» **EXERCISE**: Leave out the pictures, and write out exactly the lines from the beginning of the material to the line holding "10, 5, 4, 2]", that line included, and nothing else.

Recorded data
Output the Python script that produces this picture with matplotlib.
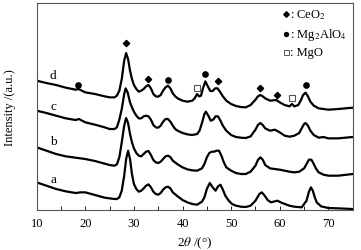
import numpy as np
import matplotlib
matplotlib.use("Agg")
import matplotlib.pyplot as plt
from matplotlib.ticker import MultipleLocator

plt.rcParams['font.family'] = ['Liberation Serif', 'DejaVu Serif']
plt.rcParams['mathtext.fontset'] = 'stix'

# XRD patterns (2theta in degrees, intensity in a.u. incl. offset)
tth_a = [10, 12, 14, 16, 18, 19, 20, 22, 24, 25, 26, 26.5, 27, 27.5, 28, 28.4, 28.8, 29.2, 29.6, 30,
         30.5, 31, 31.5, 32, 32.5, 33, 33.5, 34, 34.5, 35, 35.5, 36, 36.5, 37, 37.5, 38, 39, 40, 41, 42,
         43, 44, 44.5, 45, 45.6, 46.2, 46.8, 47.3, 47.8, 48.3, 48.8, 49.5, 50.2, 51, 52, 53, 54, 55, 55.8,
         56.3, 56.8, 57.5, 58.2, 59.5, 60.5, 62, 63, 64.5, 65.5, 66, 66.4, 66.8, 67.2, 67.6, 68.5, 70, 72, 75]
int_a = [82, 72, 62, 55, 50, 52, 52, 44, 36, 34, 32, 32, 37, 57, 102, 152, 177, 152, 107, 77,
         62, 54, 57, 64, 72, 76, 67, 54, 47, 45, 50, 60, 67, 69, 64, 52, 40, 29, 22, 17,
         15, 24, 37, 62, 80, 67, 57, 70, 75, 60, 42, 27, 17, 12, 9, 8, 12, 27, 47,
         52, 44, 29, 22, 27, 20, 12, 9, 7, 27, 54, 67, 57, 37, 22, 10, 5, 4, 2]

tth_b = [10, 12, 14, 16, 18, 20, 22, 24, 25, 26, 26.5, 27, 27.5, 28, 28.4, 28.8, 29.2, 29.6, 30, 30.5,
         31, 31.5, 32, 32.5, 33, 33.5, 34, 34.5, 35, 35.5, 36, 36.5, 37, 37.5, 38, 39, 40, 41, 42, 43,
         44, 44.5, 45, 45.5, 46, 46.5, 47, 47.5, 48, 48.5, 49, 50, 51, 52, 53, 54, 55, 55.5, 56, 56.5,
         57, 58, 59, 60, 61, 62, 63, 64, 65, 65.5, 66, 66.5, 67, 67.5, 68, 69, 70, 72, 75]
int_b = [187, 177, 167, 160, 156, 152, 146, 138, 134, 132, 136, 157, 202, 252, 275, 260, 227, 202, 184, 170,
         162, 160, 167, 174, 176, 164, 149, 142, 140, 144, 152, 160, 162, 158, 147, 136, 127, 121, 118, 117,
         124, 137, 157, 170, 174, 174, 177, 177, 162, 142, 127, 117, 110, 107, 107, 114, 132, 149, 157, 150,
         134, 124, 122, 120, 117, 114, 112, 114, 124, 137, 150, 150, 137, 122, 112, 105, 102, 102, 107]

tth_c = [10, 12, 14, 16, 18, 18.7, 20, 22, 24, 25, 26, 26.5, 27, 27.5, 28, 28.3, 28.7, 29.2, 29.6, 30,
         30.5, 31, 31.5, 32, 32.5, 33, 33.5, 34, 34.5, 35, 35.5, 36, 36.5, 37, 37.5, 38, 38.5, 39, 40, 41,
         42, 43, 43.5, 44, 44.5, 44.8, 45.3, 45.8, 46.3, 46.8, 47.3, 47.8, 48.3, 49, 50, 51, 52, 53, 54, 55,
         55.5, 56, 56.5, 57, 58, 59, 60, 61, 62, 63, 64, 64.5, 65, 65.3, 65.8, 66.3, 67, 68, 69, 70, 72, 75]
int_c = [297, 290, 282, 274, 269, 272, 262, 255, 247, 242, 242, 247, 270, 302, 347, 364, 352, 322, 307, 294,
         282, 274, 274, 280, 282, 280, 270, 254, 247, 246, 252, 264, 272, 272, 264, 252, 242, 237, 230, 226,
         224, 227, 237, 260, 287, 294, 282, 267, 270, 280, 280, 267, 252, 237, 224, 218, 216, 215, 220, 240,
         254, 260, 254, 244, 237, 240, 232, 222, 219, 222, 230, 244, 257, 260, 252, 237, 224, 216, 218, 214, 214, 218]

tth_d = [10, 12, 14, 16, 18, 18.6, 20, 22, 24, 25, 26, 26.5, 27, 27.5, 28, 28.4, 28.8, 29.2, 29.6, 30,
         30.5, 31, 31.5, 32, 32.5, 33, 33.5, 34, 34.5, 35, 35.5, 36, 36.5, 37, 37.5, 38, 38.5, 39, 40, 41,
         42, 42.5, 43, 43.4, 43.8, 44.2, 44.7, 45.2, 45.7, 46.2, 46.7, 47.2, 47.7, 48.3, 49, 50, 51, 52, 53, 54,
         55, 55.5, 56, 56.5, 57, 58, 59.3, 60, 61, 62, 62.5, 63, 63.8, 64.3, 64.8, 65.3, 65.8, 66.3, 67, 68,
         70, 72, 75]
int_d = [387, 380, 374, 366, 360, 362, 352, 347, 340, 337, 337, 342, 357, 392, 447, 470, 452, 417, 392, 374,
         362, 354, 357, 362, 370, 374, 364, 347, 340, 339, 344, 357, 367, 372, 364, 349, 340, 334, 327, 324,
         327, 334, 347, 340, 342, 364, 385, 370, 356, 356, 364, 364, 354, 340, 327, 317, 311, 308, 307, 314,
         330, 340, 344, 340, 334, 327, 329, 322, 314, 310, 317, 310, 314, 327, 344, 351, 340, 324, 312, 304,
         300, 302, 306]

# curve labels
labels = ['a', 'b', 'c', 'd']
label_pos = [(13.4, 92), (13.4, 207), (13.4, 312), (13.4, 404)]

# phase markers on curve d
ceo2_x = [28.4, 33.0, 47.2, 56.0, 59.5]
ceo2_y = [500, 392, 387, 364, 344]
spinel_x = [18.6, 37.0, 44.7, 65.3]
spinel_y = [375, 389, 407, 374]
mgo_x = [43.0, 62.5]
mgo_y = [365, 334]

fig = plt.figure(figsize=(3.61, 2.51), dpi=100)
ax = fig.add_axes([0.1016, 0.1606, 0.8754, 0.8234])

for t, y in [(tth_a, int_a), (tth_b, int_b), (tth_c, int_c), (tth_d, int_d)]:
    ax.plot(t, y, color='black', lw=1.6)

for lab, (x, y) in zip(labels, label_pos):
    ax.text(x, y, lab, fontsize=9.5, ha='center', va='center')

ax.plot(ceo2_x, ceo2_y, 'D', color='black', ms=3.2, ls='none')
ax.plot(spinel_x, spinel_y, 'o', color='black', ms=3.8, ls='none')
ax.plot(mgo_x, mgo_y, 's', mfc='white', mec='#555555', mew=0.8, ms=4.3, ls='none')

# legend drawn by hand
leg_x = 0.789
rows = [0.947, 0.850, 0.763]
ax.plot([leg_x], [rows[0]], 'D', color='black', ms=2.8, transform=ax.transAxes)
ax.plot([leg_x], [rows[1]], 'o', color='black', ms=2.8, transform=ax.transAxes)
ax.plot([leg_x], [rows[2]], 's', mfc='white', mec='#555555', mew=0.7, ms=3.6, transform=ax.transAxes)
ax.text(leg_x + 0.014, rows[0], ': CeO$_2$', transform=ax.transAxes, fontsize=9, va='center')
ax.text(leg_x + 0.014, rows[1], ': Mg$_2$AlO$_4$', transform=ax.transAxes, fontsize=9, va='center')
ax.text(leg_x + 0.014, rows[2], ': MgO', transform=ax.transAxes, fontsize=9, va='center')

ax.set_xlim(10, 75)
ax.set_ylim(0, 620)
ax.xaxis.set_major_locator(MultipleLocator(10))
ax.xaxis.set_minor_locator(MultipleLocator(5))
ax.tick_params(axis='x', which='both', direction='in', length=3, width=0.6, labelsize=9, pad=5)
ax.tick_params(axis='y', which='both', left=False, labelleft=False)
for s in ax.spines.values():
    s.set_color('#555555')
    s.set_linewidth(0.8)

ax.set_xlabel(r'2$\mathit{\theta}$ /(°)', fontsize=9.5)
ax.set_ylabel('Intensity /(a.u.)', fontsize=9)
ax.xaxis.set_label_coords(0.50, -0.156)
ax.yaxis.set_label_coords(-0.084, 0.50)
ax.xaxis.label.set_va('center')
ax.yaxis.label.set_va('center')

fig.savefig('out.png', dpi=100)
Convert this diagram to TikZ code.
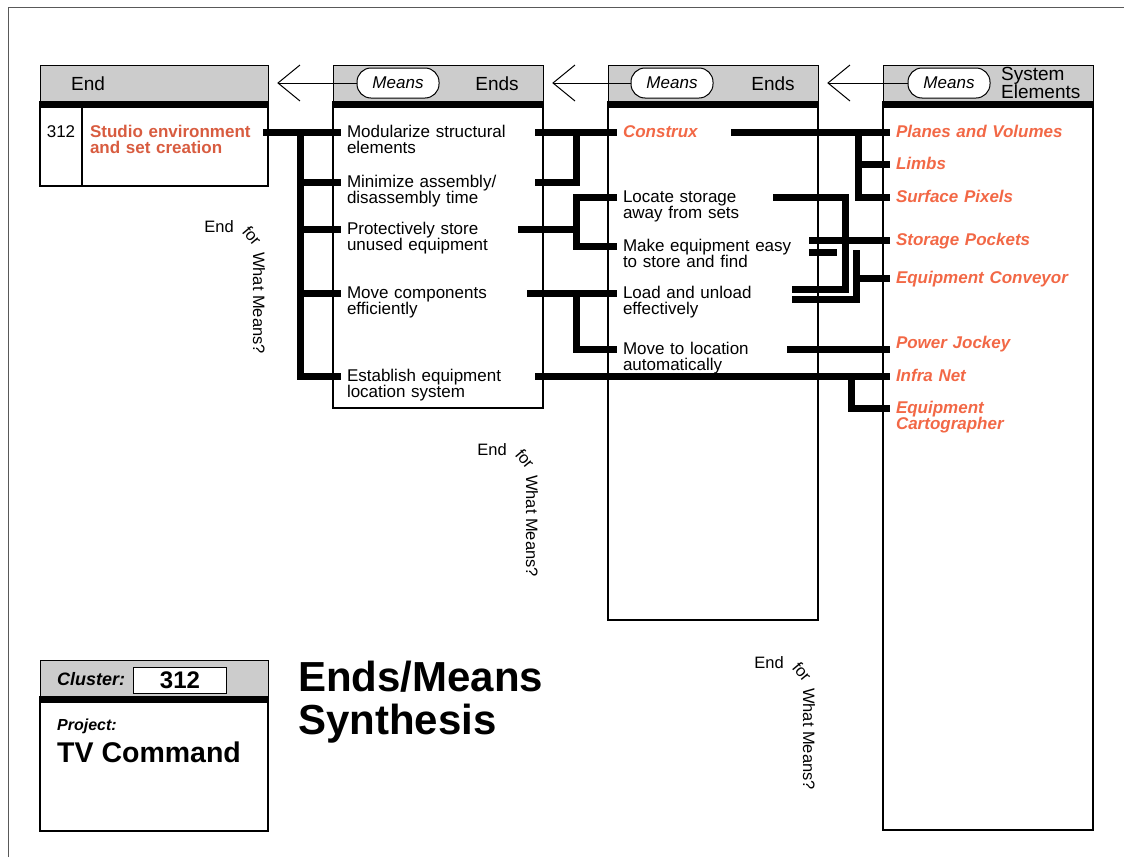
\documentclass[tikz,border=0pt]{standalone}
\usepackage{fontspec}
\setmainfont{Liberation Sans}
\usepackage{tikz}
\usetikzlibrary{arrows.meta}
\definecolor{headgray}{RGB}{204,204,204}
\definecolor{endred}{RGB}{216,92,64}
\definecolor{meanorange}{RGB}{242,104,70}

\begin{document}
\fontsize{19}{19}\selectfont
\begin{tikzpicture}[x=1pt,y=-1pt,
    box/.style={line width=1.2pt},
    head/.style={draw, line width=1.2pt, fill=headgray, anchor=north west,
        inner sep=0pt, minimum height=37pt},
    hdtext/.style={inner sep=0pt, font=\fontsize{19}{16}\selectfont},
    pill/.style={draw, line width=1pt, fill=white, rounded corners=14pt,
        minimum width=82pt, minimum height=30pt, inner sep=0pt,
        font=\fontsize{17}{17}\selectfont\itshape},
    meansarrow/.style={line width=1pt,
        -{Straight Barb[length=22pt,width=36pt,line width=1pt]}},
    item/.style={anchor=mid west, inner sep=0pt, outer xsep=6pt, align=left,
        text width=#1, font=\fontsize{17}{16.5}\selectfont},
    mean/.style={item=#1, text=meanorange,
        font=\fontsize{17}{16.5}\selectfont\bfseries\itshape},
    bar/.style={line width=7pt},
    note/.style={inner sep=0pt, font=\fontsize{16.5}{16.5}\selectfont}]
    \useasboundingbox (0,0) rectangle (1124,857);
    \draw[line width=1pt, gray!70!black] (8,857) -- (8,7) -- (1124,7);

    \foreach \bx/\bl/\br/\bb in {1/40/268/186, 2/333/543/408, 3/608/818/620, 4/883/1093/830} {
        \node[head, minimum width=\br-\bl] (h\bx) at (\bl,65) {};
        \draw[box] (\bl,102) rectangle (\br,\bb);
        \draw[line width=6.5pt] (\bl,105) -- (\br,105);
    }
    \draw[box] (82,108) -- (82,186);

    \node[hdtext] (endhd) at (88,84) {End};
    \node[hdtext] (endshd) at (497,84) {Ends};
    \node[hdtext] (endshdb) at (773,84) {Ends};
    \node[hdtext, align=left, anchor=west] (syshd) at (1001,83) {System\\Elements};

    \node[pill] (means2) at (398,83) {Means};
    \node[pill] (means3) at (672,83) {Means};
    \node[pill] (means4) at (949,83) {Means};
    \draw[meansarrow] (means2.west) -- ([xshift=8pt]h1.east |- means2.west);
    \draw[meansarrow] (means3.west) -- ([xshift=8pt]h2.east |- means3.west);
    \draw[meansarrow] (means4.west) -- ([xshift=8pt]h3.east |- means4.west);

    \node[anchor=mid, inner sep=0pt, font=\fontsize{17}{16.5}\selectfont] (rowno) at (61,132) {312};
    \node[item=167, text=endred, font=\fontsize{17}{16.5}\selectfont\bfseries] (studio) at (84,132)
        {Studio environment\\and set creation};

    \node[item=182] (modul) at (341,132) {Modularize structural\\elements};
    \node[item=182] (minim) at (341,182) {Minimize assembly/\\disassembly time};
    \node[item=165] (protect) at (341,229) {Protectively store\\unused equipment};
    \node[item=174] (movecomp) at (341,293) {Move components\\efficiently};
    \node[item=182] (establish) at (341,376) {Establish equipment\\location system};

    \node[mean=102] (construx) at (617,132) {Construx};
    \node[item=144] (locate) at (617,197) {Locate storage\\away from sets};
    \node[item=180] (makeeasy) at (617,246) {Make equipment easy\\to store and find};
    \node[item=163] (loadunload) at (617,293) {Load and unload\\effectively};
    \node[item=158] (moveto) at (617,349) {Move to location\\automatically};

    \node[mean=190] (planes) at (890,132) {Planes and Volumes};
    \node[mean=190] (limbs) at (890,164) {Limbs};
    \node[mean=190] (pixels) at (890,197) {Surface Pixels};
    \node[mean=190] (pockets) at (890,240) {Storage Pockets};
    \node[mean=190] (conveyor) at (890,278) {Equipment Conveyor};
    \node[mean=190] (jockey) at (890,343) {Power Jockey};
    \node[mean=190] (infranet) at (890,376) {Infra Net};
    \node[mean=190] (cartographer) at (890,408) {Equipment\\Cartographer};

    \coordinate (spineA) at (300,0);
    \coordinate (spineB) at (576,0);
    \coordinate (spineC) at (858,0);
    \coordinate (spineD) at (845,0);
    \coordinate (spineE) at (856,250);
    \coordinate (spineF) at (851,0);
    \coordinate (stubend) at (837,252);

    \draw[bar] (studio.mid east) -- (modul.mid west);
    \draw[bar] (modul.mid west -| spineA) |- (establish.mid west);
    \foreach \n in {minim,protect,movecomp}
        \draw[bar] (\n.mid west -| spineA) -- (\n.mid west);

    \draw[bar] (modul.mid east) -- (construx.mid west);
    \draw[bar] (minim.mid east) -| (construx.mid west -| spineB);
    \draw[bar] (locate.mid west) -| (makeeasy.mid west -| spineB) -- (makeeasy.mid west);
    \draw[bar] (protect.mid east) -- (protect.mid east -| spineB);
    \draw[bar] (movecomp.mid east) -- (loadunload.mid west);
    \draw[bar] (loadunload.mid west -| spineB) |- (moveto.mid west);
    \draw[bar] (establish.mid east) -- (establish.mid east -| infranet.mid west);
    \draw[bar] (infranet.mid west -| spineF) |- (cartographer.mid west);

    \draw[bar] (construx.mid east) -- (planes.mid west);
    \draw[bar] (planes.mid west -| spineC) |- (pixels.mid west);
    \draw[bar] (limbs.mid west -| spineC) -- (limbs.mid west);
    \draw[bar] (locate.mid east) -| ([yshift=4pt]loadunload.mid east -| spineD)
        -- ([yshift=4pt]loadunload.mid east);
    \draw[bar] ([yshift=6pt]makeeasy.mid east) -- ([yshift=6pt]makeeasy.mid east -| pockets.mid west);
    \draw[bar] ([yshift=-6pt]makeeasy.mid east) -- (stubend);
    \draw[bar] ([yshift=-6pt]loadunload.mid east) -| (spineE);
    \draw[bar] (conveyor.mid west -| spineE) -- (conveyor.mid west);
    \draw[bar] (moveto.mid east) -- (moveto.mid east -| jockey.mid west);

    \foreach \qx/\qy [count=\i] in {219/227, 492/450, 769/663} {
        \node[note] (q\i) at (\qx,\qy) {End};
        \node[note, rotate=-50] (qf\i) at ([shift={(33,9)}]q\i) {for};
        \node[note, rotate=-90] (qm\i) at ([shift={(40,76)}]q\i) {What Means?};
    }

    \node[head, minimum width=228pt] (hc) at (40,660) {};
    \draw[box] (40,697) rectangle (268,831);
    \draw[line width=6.5pt] (40,700) -- (268,700);
    \node[anchor=base west, inner sep=0pt, font=\fontsize{18}{18}\selectfont\bfseries\itshape]
        (clusterlbl) at (57,685) {Cluster:};
    \node[draw, line width=1pt, fill=white, minimum width=93pt, minimum height=26pt, inner sep=0pt,
        font=\fontsize{24}{24}\selectfont\bfseries] (clusterno) at (180,680) {312};
    \node[anchor=base west, inner sep=0pt, font=\fontsize{16}{16}\selectfont\bfseries\itshape]
        (projlbl) at (57,730) {Project:};
    \node[anchor=base west, inner sep=0pt, font=\fontsize{28.5}{28.5}\selectfont\bfseries]
        (projname) at (57,762) {TV Command};
    \node[anchor=base west, inner sep=0pt, align=left, text width=300pt,
        font=\fontsize{42}{43}\selectfont\bfseries] (title) at (298,691) {Ends/Means\\Synthesis};
\end{tikzpicture}
\end{document}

» **RESULT**:
Output the Python script that produces this picture with matplotlib.
import numpy as np
import matplotlib
matplotlib.use("Agg")
import matplotlib.pyplot as plt
from matplotlib.ticker import MultipleLocator

plt.rcParams['font.family'] = ['Liberation Serif', 'DejaVu Serif']
plt.rcParams['mathtext.fontset'] = 'stix'

# XRD patterns (2theta in degrees, intensity in a.u. incl. offset)
tth_a = [10, 12, 14, 16, 18, 19, 20, 22, 24, 25, 26, 26.5, 27, 27.5, 28, 28.4, 28.8, 29.2, 29.6, 30,
         30.5, 31, 31.5, 32, 32.5, 33, 33.5, 34, 34.5, 35, 35.5, 36, 36.5, 37, 37.5, 38, 39, 40, 41, 42,
         43, 44, 44.5, 45, 45.6, 46.2, 46.8, 47.3, 47.8, 48.3, 48.8, 49.5, 50.2, 51, 52, 53, 54, 55, 55.8,
         56.3, 56.8, 57.5, 58.2, 59.5, 60.5, 62, 63, 64.5, 65.5, 66, 66.4, 66.8, 67.2, 67.6, 68.5, 70, 72, 75]
int_a = [82, 72, 62, 55, 50, 52, 52, 44, 36, 34, 32, 32, 37, 57, 102, 152, 177, 152, 107, 77,
         62, 54, 57, 64, 72, 76, 67, 54, 47, 45, 50, 60, 67, 69, 64, 52, 40, 29, 22, 17,
         15, 24, 37, 62, 80, 67, 57, 70, 75, 60, 42, 27, 17, 12, 9, 8, 12, 27, 47,
         52, 44, 29, 22, 27, 20, 12, 9, 7, 27, 54, 67, 57, 37, 22, 10, 5, 4, 2]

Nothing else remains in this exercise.